Akeem Garfield Ellis (born August 4, 1990) is an American former professional basketball player.

== Collegiate career ==
Following his graduation from John Jay High School in Cross River, New York, Ellis competed for Herkimer County Community College at the collegiate level. In both his freshman and sophomore seasons, he was named Mountain Valley Conference Player of the Year. Ellis averaged 16 points, 11 rebounds and 5 assists per game in the second year and was considered one of the top NCAA Division III players in the country. He was also named Region III Male Athlete of the Year. In 2010, he transferred to Coppin State of the NCAA Division I and played college basketball with the Eagles until 2012. He scored a career-high 29 points off the bench vs the Charlotte 49ers on December 19, 2011. Ellis entered the game averaging only 9.2 points per game.

== Professional career ==
On November 1, 2013, the Rio Grande Valley Vipers selected Ellis with the 16th pick in the 6th round of the 2013 NBA Development League Draft. He made his professional debut on December 2, 2013, when he recorded 3 points and 1 rebound in 4.5 minutes off the bench against the Texas Legends. Ellis posted a season-best 27 points and 7 three-pointers in a loss to the Tulsa 66ers. As the season progressed, Ellis became known as one of the team's best offensive threats. In an interview, he said, "Coach (Nevada Smith) knows I have a good jump shot and that I can get it going. I just have to be a spark for my team." By the end of the season, he was averaging 6.1 points, 2.7 rebounds and 1 assist while seeing less than 20 minutes of playing time per game.

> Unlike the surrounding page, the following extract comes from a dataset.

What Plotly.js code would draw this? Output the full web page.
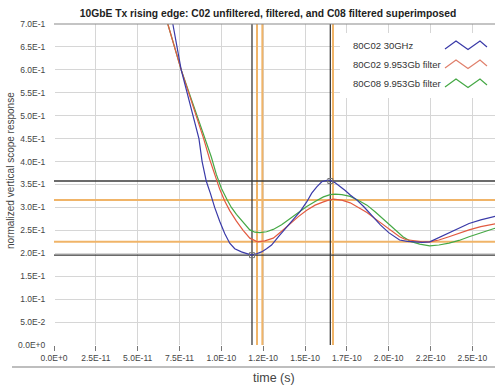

On December 18, 2014, Ellis signed with the Brampton A's of the National Basketball League of Canada (NBL). He reunited with Paul Mokeski, who was an associate coach with Ellis' D-League team and held the same position with the A's. He scored a season-high 27 points in a playoff matchup with champions Windsor Express, on April 1, 2015. Ellis led Brampton in points by the end of the 2014–15 NBL Canada season and was one of their top rebounders.

On August 28, 2015, Ellis signed a one-year contract with the Cheshire Phoenix of the British Basketball League (BBL). Head coach John Lavery said, "We are really happy Akeem has committed to the Phoenix for this season. He is a player that will excite our fans and give them something to shout about and a player that can play a variety of positions. He is a perfect fit for our program." Ellis would join the team for training. He was one of many players that Cheshire approached over the summer, including Sean McGonagill.

In the 2018–19 season, Ellis played for the KW Titans on NBL Canada and averaged 17.6 points, 7.4 rebounds, and 2.6 assists per game. He was named to the All-NBLC Third Team.